= Ernest Mander =

Alfred Ernest Mander (13 December 1894 - 26 February 1985) was a British psychology writer and political activist who became prominent in New Zealand and Australia.

Born in Great Malvern in Worcestershire, Mander was educated at Queen's College, Taunton, and became a journalist before studying law at the University of Birmingham.

During World War I, Mander served in France with the Royal Field Artillery, then from 1917 worked for the Ministries of Munitions and Labour. He became active in the socialist movement, serving on the first committee of Hands Off Russia. He became the general secretary of the National Union of Ex-Service Men, and sold his house in order to help finance it. However, the group dissolved late in 1920, and Mander emigrated to New Zealand, where he lectured at the Victoria University College.

Mander's political views had moved to the right, and in 1929 he became the dominion secretary of the Reform Party. The party was at a low ebb, having suffered a serious defeat in the 1928 New Zealand general election, and Mander moved on to become general secretary of the New Zealand Manufacturers' Federation.

In 1935, Mander began writing books on psychology in Psychology for Everyman (and Woman) being followed in 1936 by Clearer Thinking (Logic for Everyman). The titles were frequently revised and in print until at least 1970, selling around 600,000 copies. In 1936, he also wrote To Alarm New Zealand, which argued that white British immigrants to the country should be encouraged.

Around the end of 1937, Mander emigrated to Sydney in Australia, and became secretary of the New South Wales Employment Council. In 1938, he wrote Alarming Australia, following the themes of To Alarm New Zealand.
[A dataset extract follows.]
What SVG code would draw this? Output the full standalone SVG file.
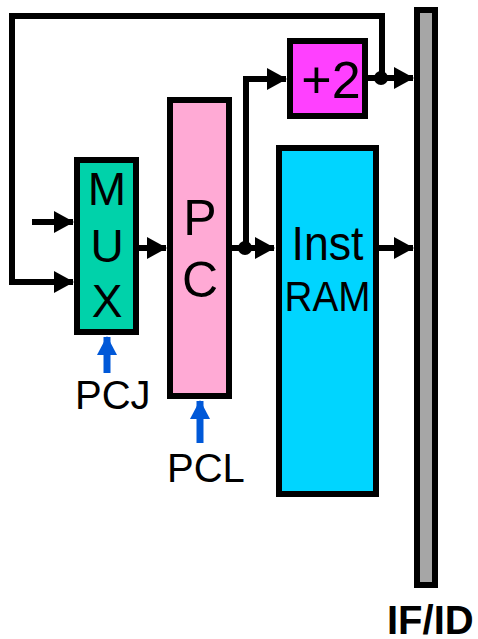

Mander served in the Australian Intelligence Corps in the early years of World War II, then the Second Australian Imperial Force from 1941. Although he was temporarily promoted to major, he was placed in reserve in 1942, and found time to write Our Sham Democracy, which argued that voters lacked the knowledge to make decisions based on the latest knowledge. He worked for the New South Wales Public Service, continued to write, and also lectured part-time for the Workers' Educational Association. On occasion, he appeared on television, on the "Nation's Forum of the Air".